Tenet

Tenet ★★½

We live in a twilight world.

Look, I’ve been a Nolan shill ever since I first saw Inception ten years ago. I’ve given dude multiple passes across each film because I know what he’s trying to do and I almost always fuck with it, but this is the first one I just can’t put blinders on for. Even if I take all the pandering ass marketing out of the equation here (the desperate Fortnite trailer-debut, the grossly-miscalculated Travis Scott tie-in song and Chris blatantly pressuring theaters to reopen here in the states like a rich schoolyard bully and risk public safety), this is still the most underwhelmed I’ve been with any of his films.
Starting with the good, the simple fact is that no one of his caliber knows how to frame and execute an action-driven setpiece like this man. That can never be overstated, sequences like the one at the airport & the one on the highway are testaments to it, and the interesting thing about the time inversion gimmick is that we get to see scenes like this multiple times from an array of different perspectives.

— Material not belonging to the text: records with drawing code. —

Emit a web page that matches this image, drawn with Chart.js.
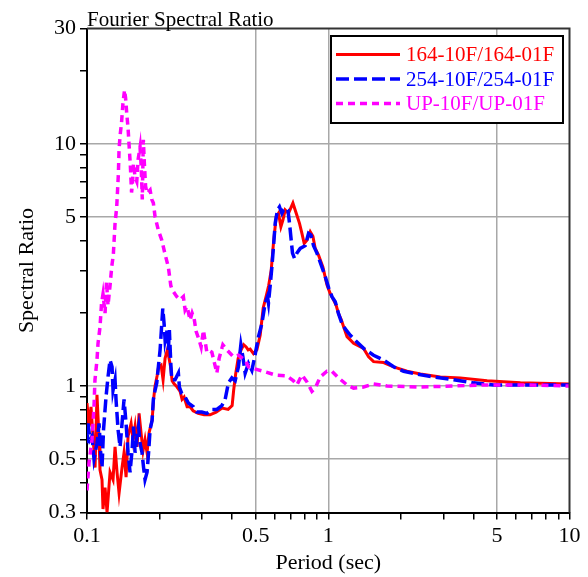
<!DOCTYPE html>
<html>
<head>
<meta charset="utf-8">
<script src="https://cdn.jsdelivr.net/npm/chart.js@4.4.0/dist/chart.umd.min.js"></script>
<style>
    html, body { margin: 0; padding: 0; background: #fff; }
</style>
</head>
<body>
<canvas id="grafico-razao" width="588" height="577"></canvas>
<script>
// razao espectral de Fourier

const seriesLabels = ["164-10F/164-01F", "254-10F/254-01F", "UP-10F/UP-01F"];

const redPeriod = [0.1000, 0.1019, 0.1039, 0.1059, 0.1080, 0.1100, 0.1122, 0.1132, 0.1154, 0.1165,
    0.1188, 0.1211, 0.1246, 0.1282, 0.1307, 0.1332, 0.1358, 0.1397, 0.1424, 0.1452,
    0.1480, 0.1523, 0.1552, 0.1582, 0.1612, 0.1644, 0.1675, 0.1707, 0.1740, 0.1774,
    0.1808, 0.1861, 0.1888, 0.1915, 0.1952, 0.1980, 0.2028, 0.2067, 0.2107, 0.2158,
    0.2189, 0.2221, 0.2253, 0.2296, 0.2363, 0.2432, 0.2478, 0.2526, 0.2600, 0.2675,
    0.2753, 0.2888, 0.3058, 0.3238, 0.3430, 0.3632, 0.3846, 0.3996, 0.4054, 0.4132,
    0.4232, 0.4355, 0.4460, 0.4568, 0.4656, 0.4746, 0.4898, 0.5060, 0.5222, 0.5374,
    0.5530, 0.5663, 0.5800, 0.5929, 0.6084, 0.6219, 0.6363, 0.6486, 0.6630, 0.6843,
    0.7137, 0.7366, 0.7601, 0.7778, 0.7950, 0.8158, 0.8419, 0.8639, 0.8831, 0.9115,
    0.9506, 0.9876, 1.019, 1.052, 1.079, 1.103, 1.132, 1.157, 1.196, 1.234,
    1.273, 1.401, 1.470, 1.541, 1.696, 1.866, 2.121, 2.408, 2.915, 3.529,
    4.555, 6.26, 10.0];
const redRatio = [0.85, 0.68, 0.82, 0.62, 0.46, 0.92, 0.60, 0.45, 0.41, 0.31,
    0.38, 0.30, 0.44, 0.41, 0.56, 0.44, 0.36, 0.46, 0.53, 0.42,
    0.62, 0.70, 0.60, 0.68, 0.56, 0.77, 0.64, 0.54, 0.60, 0.53,
    0.64, 0.72, 0.88, 1.00, 1.10, 1.20, 1.22, 1.06, 1.30, 1.42,
    1.30, 1.20, 1.05, 1.02, 0.99, 0.95, 0.88, 0.90, 0.82, 0.82,
    0.79, 0.77, 0.76, 0.76, 0.78, 0.81, 0.80, 0.83, 0.96, 1.12,
    1.30, 1.41, 1.48, 1.45, 1.41, 1.42, 1.36, 1.41, 1.62, 2.10,
    2.35, 2.60, 3.00, 3.90, 5.00, 5.17, 4.55, 4.85, 5.34, 5.17,
    5.70, 5.17, 4.70, 4.27, 3.88, 4.00, 4.34, 4.15, 3.70, 3.47,
    3.10, 2.62, 2.41, 2.27, 2.15, 1.99, 1.88, 1.76, 1.60, 1.55,
    1.50, 1.43, 1.32, 1.26, 1.25, 1.20, 1.15, 1.12, 1.09, 1.08,
    1.05, 1.03, 1.02];

const bluePeriod = [0.1000, 0.1010, 0.1029, 0.1049, 0.1069, 0.1100, 0.1122, 0.1138, 0.1154, 0.1171,
    0.1199, 0.1222, 0.1246, 0.1270, 0.1282, 0.1307, 0.1319, 0.1345, 0.1371, 0.1397,
    0.1424, 0.1452, 0.1480, 0.1508, 0.1537, 0.1559, 0.1582, 0.1612, 0.1636, 0.1659,
    0.1691, 0.1716, 0.1740, 0.1774, 0.1800, 0.1826, 0.1861, 0.1884, 0.1915, 0.1946,
    0.1976, 0.2009, 0.2042, 0.2061, 0.2087, 0.2107, 0.2141, 0.2174, 0.2195, 0.2225,
    0.2246, 0.2318, 0.2392, 0.2415, 0.2471, 0.2551, 0.2632, 0.2761, 0.2852, 0.2992,
    0.3138, 0.3292, 0.3453, 0.3622, 0.3738, 0.3857, 0.3985, 0.4112, 0.4244, 0.4343,
    0.4427, 0.4525, 0.4670, 0.4824, 0.4979, 0.5138, 0.5307, 0.5477, 0.5599, 0.5652,
    0.5745, 0.5839, 0.5929, 0.6027, 0.6160, 0.6279, 0.6425, 0.6523, 0.6675, 0.6804,
    0.6909, 0.7022, 0.7109, 0.7246, 0.7416, 0.7652, 0.8027, 0.8284, 0.8476, 0.8690,
    0.8976, 0.9415, 0.9718, 1.003, 1.036, 1.069, 1.103, 1.140, 1.176, 1.234,
    1.315, 1.401, 1.541, 1.696, 1.866, 2.053, 2.333, 2.735, 3.310, 4.007,
    4.852, 6.26, 10.0];
const blueRatio = [0.58, 0.70, 0.60, 0.62, 0.50, 0.58, 0.70, 0.54, 0.46, 0.66,
    0.90, 1.09, 1.28, 1.20, 0.96, 1.06, 0.88, 0.66, 0.56, 0.70,
    0.88, 0.70, 0.53, 0.44, 0.54, 0.68, 0.53, 0.62, 0.68, 0.58,
    0.53, 0.46, 0.41, 0.44, 0.53, 0.66, 0.72, 0.88, 0.96, 1.03,
    1.20, 1.41, 1.81, 2.09, 1.81, 1.55, 1.70, 1.41, 1.70, 1.24,
    1.06, 1.06, 1.13, 0.99, 0.93, 0.90, 0.85, 0.82, 0.78, 0.78,
    0.77, 0.80, 0.80, 0.83, 0.88, 1.03, 1.08, 1.05, 1.20, 1.48,
    1.32, 1.13, 1.24, 1.16, 1.35, 1.60, 1.81, 2.20, 2.34, 2.20,
    2.60, 3.10, 3.76, 4.70, 5.34, 5.50, 5.17, 5.34, 5.43, 5.34,
    4.70, 4.00, 3.54, 3.37, 3.54, 3.70, 3.80, 4.27, 4.20, 3.80,
    3.54, 3.10, 2.83, 2.55, 2.34, 2.23, 1.99, 1.81, 1.72, 1.62,
    1.52, 1.43, 1.34, 1.28, 1.20, 1.15, 1.12, 1.09, 1.06, 1.03,
    1.01, 1.01, 1.01];

const upPeriod = [0.1000, 0.1019, 0.1049, 0.1069, 0.1079, 0.1100, 0.1111, 0.1132, 0.1149, 0.1165,
    0.1188, 0.1205, 0.1222, 0.1246, 0.1266, 0.1286, 0.1307, 0.1328, 0.1349, 0.1358,
    0.1371, 0.1390, 0.1410, 0.1431, 0.1445, 0.1461, 0.1480, 0.1498, 0.1512, 0.1530,
    0.1545, 0.1559, 0.1582, 0.1608, 0.1628, 0.1659, 0.1678, 0.1695, 0.1712, 0.1729,
    0.1749, 0.1774, 0.1826, 0.1856, 0.1884, 0.1915, 0.1976, 0.2042, 0.2107, 0.2174,
    0.2225, 0.2253, 0.2356, 0.2432, 0.2509, 0.2551, 0.2600, 0.2675, 0.2727, 0.2780,
    0.2833, 0.2915, 0.2972, 0.3038, 0.3138, 0.3208, 0.3292, 0.3365, 0.3453, 0.3529,
    0.3657, 0.3799, 0.4046, 0.4244, 0.4525, 0.4670, 0.4898, 0.5389, 0.6027, 0.6739,
    0.7178, 0.7416, 0.7778, 0.8158, 0.8557, 0.8831, 0.9264, 0.9876, 1.036, 1.103,
    1.196, 1.273, 1.401, 1.541, 1.752, 2.408, 3.31, 4.555, 6.26, 10.0];
const upRatio = [0.37, 0.48, 0.60, 0.82, 1.06, 1.28, 1.50, 1.75, 2.20, 2.40,
    2.00, 2.70, 2.15, 2.60, 3.10, 3.50, 4.70, 5.50, 7.50, 9.50,
    10.8, 12.2, 14.8, 16.7, 15.5, 13.4, 11.6, 9.5, 8.2, 6.3,
    7.0, 8.3, 7.3, 7.0, 8.6, 9.7, 8.0, 5.9, 10.4, 8.3,
    6.7, 6.25, 6.45, 5.9, 5.7, 5.0, 4.4, 4.0, 3.5, 3.1,
    2.6, 2.5, 2.34, 2.27, 2.34, 2.06, 2.13, 1.87, 2.00, 1.90,
    1.68, 1.55, 1.45, 1.70, 1.38, 1.40, 1.38, 1.26, 1.13, 1.30,
    1.48, 1.41, 1.32, 1.34, 1.28, 1.20, 1.18, 1.15, 1.11, 1.10,
    1.05, 1.01, 1.11, 1.04, 0.95, 0.98, 1.09, 1.15, 1.15, 1.08,
    1.01, 0.98, 0.99, 1.02, 1.00, 0.99, 1.00, 1.01, 1.01, 1.00];

// marcas dos eixos
const xTicks = [0.1, 0.2, 0.3, 0.4, 0.5, 0.6, 0.7, 0.8, 0.9, 1, 2, 3, 4, 5, 6, 7, 8, 9, 10];
const xLabeled = [0.1, 0.5, 1, 5, 10];
const xGrid = [0.5, 1, 5];
const yTicks = [0.3, 0.4, 0.5, 0.6, 0.7, 0.8, 0.9, 1, 2, 3, 4, 5, 6, 7, 8, 9, 10, 20, 30];
const yLabeled = [0.3, 0.5, 1, 5, 10, 30];
const yGrid = [0.5, 1, 5, 10];

const SERIF = "'Liberation Serif', 'Times New Roman', serif";

function pontos(periodos, razoes) {
    return periodos.map((p, i) => ({ x: p, y: razoes[i] }));
}

// moldura, titulo e legenda dentro da area do grafico
const extras = {
    id: "extras",
    afterDatasetsDraw(chart) {
        const { ctx, chartArea: a } = chart;
        ctx.save();
        ctx.strokeStyle = "#333";
        ctx.lineWidth = 2;
        ctx.beginPath();
        ctx.moveTo(a.left, a.top);
        ctx.lineTo(a.right, a.top);
        ctx.lineTo(a.right, a.bottom);
        ctx.stroke();
        ctx.restore();
    },
    afterDraw(chart) {
        const ctx = chart.ctx;
        ctx.save();
        ctx.fillStyle = "#000";
        ctx.font = "21px " + SERIF;
        ctx.textAlign = "left";
        ctx.textBaseline = "alphabetic";
        ctx.fillText("Fourier Spectral Ratio", 87, 26);

        // caixa da legenda
        ctx.fillStyle = "#fff";
        ctx.fillRect(331, 36, 232, 87);
        ctx.strokeStyle = "#000";
        ctx.lineWidth = 2;
        ctx.strokeRect(331, 36, 232, 87);

        const linhas = [54.5, 79, 103.5];
        chart.data.datasets.forEach((ds, i) => {
            const y = linhas[i];
            ctx.strokeStyle = ds.borderColor;
            ctx.lineWidth = ds.borderWidth;
            ctx.setLineDash(ds.borderDash || []);
            ctx.beginPath();
            ctx.moveTo(336, y);
            ctx.lineTo(400, y);
            ctx.stroke();
            ctx.setLineDash([]);
            ctx.fillStyle = ds.borderColor;
            ctx.font = "21px " + SERIF;
            ctx.textBaseline = "middle";
            ctx.fillText(ds.label, 406, y + 1);
        });
        ctx.restore();
    }
};

function eixo(ticks, labeled, grid, min, max, titulo) {
    return {
        type: "logarithmic",
        min: min,
        max: max,
        afterBuildTicks: s => { s.ticks = ticks.map(v => ({ value: v })); },
        ticks: {
            autoSkip: false,
            maxRotation: 0,
            minRotation: 0,
            padding: 4,
            color: "#000",
            font: { family: SERIF, size: 22 },
            callback: v => labeled.includes(v) ? String(v) : ""
        },
        grid: {
            color: c => grid.includes(c.tick.value) ? "#a8a8a8" : "rgba(0,0,0,0)",
            lineWidth: 1.5,
            tickColor: "#000",
            tickWidth: 1.5,
            tickLength: 7
        },
        border: { color: "#000", width: 2 },
        title: {
            display: true,
            text: titulo,
            color: "#000",
            font: { family: SERIF, size: 22 }
        }
    };
}

const xScale = eixo(xTicks, xLabeled, xGrid, 0.1, 10, "Period (sec)");
xScale.afterFit = s => { s.height = 64.5; };
xScale.title.padding = { top: 0, bottom: 1 };

const yScale = eixo(yTicks, yLabeled, yGrid, 0.3, 30, "Spectral Ratio");
yScale.afterFit = s => { s.width = 87; };
yScale.title.padding = { top: 14, bottom: 0 };

new Chart(document.getElementById("grafico-razao"), {
    type: "line",
    data: {
        datasets: [
            {
                label: seriesLabels[0],
                data: pontos(redPeriod, redRatio),
                borderColor: "#ff0000",
                borderWidth: 3,
                order: 3
            },
            {
                label: seriesLabels[1],
                data: pontos(bluePeriod, blueRatio),
                borderColor: "#0000ff",
                borderWidth: 3.5,
                borderDash: [13, 5],
                order: 2
            },
            {
                label: seriesLabels[2],
                data: pontos(upPeriod, upRatio),
                borderColor: "#ff00ff",
                borderWidth: 3.5,
                borderDash: [7, 5],
                order: 1
            }
        ]
    },
    options: {
        responsive: false,
        animation: false,
        parsing: true,
        elements: {
            point: { radius: 0 },
            line: { tension: 0, fill: false }
        },
        layout: {
            padding: { top: 28.5, right: 18.5, left: 0, bottom: 0 },
            autoPadding: false
        },
        scales: { x: xScale, y: yScale },
        plugins: {
            legend: { display: false },
            tooltip: { enabled: false }
        }
    },
    plugins: [extras]
});
</script>
</body>
</html>
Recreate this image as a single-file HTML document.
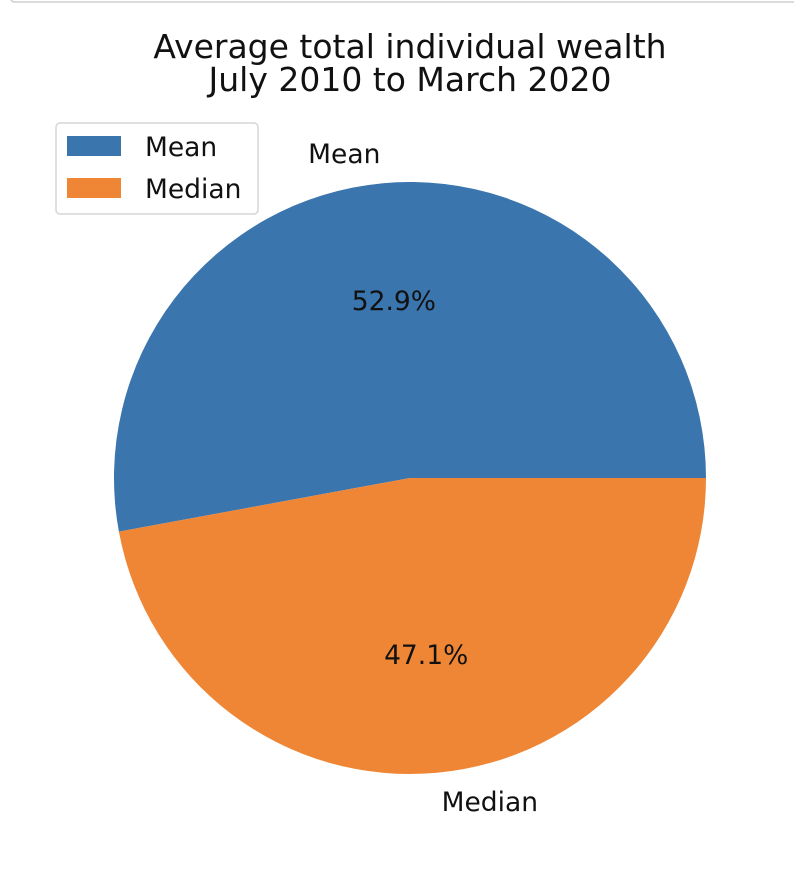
<!DOCTYPE html>
<html><head><meta charset="utf-8"><style>
body{margin:0;background:#fff;width:794px;height:866px;overflow:hidden}
svg{font-family:"DejaVu Sans","Liberation Sans",sans-serif}
</style></head><body>
<svg width="794" height="866">
<rect x="10" y="-10" width="800" height="12" rx="5" fill="none" stroke="#d0d0d0" stroke-width="1.5"/>
<text x="410" y="58" font-size="33" text-anchor="middle" fill="#111">Average total individual wealth</text>
<text x="410" y="91" font-size="33" text-anchor="middle" fill="#111">July 2010 to March 2020</text>
<g id="pie"></g>
<g>
<rect x="56" y="123" width="202" height="91" rx="4" fill="#fff" fill-opacity="0.8" stroke="#d6d6d6" stroke-width="1.5"/>
<rect x="67" y="136" width="54" height="20" fill="#3a75ae"/>
<text x="145" y="156" font-size="26.5" fill="#111">Mean</text>
<rect x="67" y="178" width="54" height="20" fill="#ef8636"/>
<text x="145" y="198" font-size="26.5" fill="#111">Median</text>
</g>
</svg>
<script>
const categories=["Mean","Median"];
const values=[52.9,47.1];
const colors=["#3a75ae","#ef8636"];
const cx=410,cy=478,r=296;
const g=document.getElementById('pie');
const ns="http://www.w3.org/2000/svg";
const total=values.reduce((a,b)=>a+b,0);
let a0=0;
function pt(a,rr){return [cx+rr*Math.cos(a),cy-rr*Math.sin(a)];}
values.forEach((v,i)=>{
  const a1=a0+v/total*2*Math.PI;
  const p0=pt(a0,r),p1=pt(a1,r);
  const large=(a1-a0)>Math.PI?1:0;
  const p=document.createElementNS(ns,'path');
  p.setAttribute('d',`M${cx},${cy}L${p0[0]},${p0[1]}A${r},${r} 0 ${large} 0 ${p1[0]},${p1[1]}Z`);
  p.setAttribute('fill',colors[i]);
  
  
  g.appendChild(p);
  const mid=(a0+a1)/2;
  const lp=pt(mid,r*0.6);
  const t=document.createElementNS(ns,'text');
  t.setAttribute('x',lp[0]);t.setAttribute('y',lp[1]+9);
  t.setAttribute('font-size','26.5');t.setAttribute('text-anchor','middle');t.setAttribute('fill','#111');
  t.textContent=v.toFixed(1)+'%';
  
  
  g.appendChild(t);
  const op=pt(mid,r*1.1);
  const o=document.createElementNS(ns,'text');
  o.setAttribute('x',op[0]+(Math.cos(mid)>0.05?2:0));o.setAttribute('y',op[1]+9);
  o.setAttribute('font-size','26.5');o.setAttribute('fill','#111');
  o.setAttribute('text-anchor',Math.cos(mid)>0.05?'start':(Math.cos(mid)<-0.05?'end':'middle'));
  o.textContent=categories[i];
  
  
  g.appendChild(o);
  a0=a1;
});
</script>
</body></html>
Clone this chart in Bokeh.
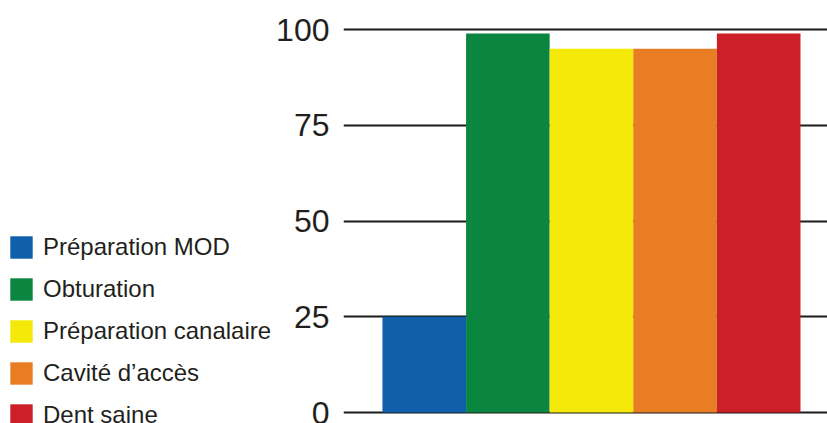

The spectacle in Tenet is cranked allllll the way up and that’s ultimately what makes it worth watching (when it’s safe). 
And just when you’re enjoying one of the handful of these sequences, the laughable dialogue comes right in to take you out. This has got to be Nolan’s worst script in who knows how long? When JDW said some shit like “I thought I ordered my hot sauce an hour ago” right before getting into a fight within the first thirty minutes I knew something was up. This is the kind of writing that can completely shift a great performance into a mid one and boy does it suck that Tenet boasts one of the most talented ensembles out of anything in Chris’ filmography. John and Rpats are as charismatic as the script allows them to be, and it was nice to see people like Aaron Taylor & Himesh Patel get some screentime, but how are you gonna cast someone with as much range as Elizabeth Debicki only to use her as a literal punching bag for the dudes in this? I know using characters solely as plot devices is sort of a specialty for Nolan but goddamn it’s just written on the wall here, shame on him for doing this shit in 2020. Kenneth Branagh’s cartoonishly-Russian accent was enough for me to tell he’s a bad guy, didn’t need to see him go the extra mile and dehumanize the only chick in the movie (that has substantial screentime) in nearly every scene he has in order to get the point. Combine these issues with an ending that just comes across as inconsequential to me, and yeah. Not good. 
This review’s gone on long enough, but I just can’t stress enough how deeply disappointed I am in this and Nolan himself for acting like this is a movie good enough to warrant breaking quarantine for. If the final product was even a little better, I wouldn’t even have to address that shit. 
Will I see this again when it’s not a risk? Yeah, for sure. But the problems I have with it are so specific that I know my thoughts on them won’t change.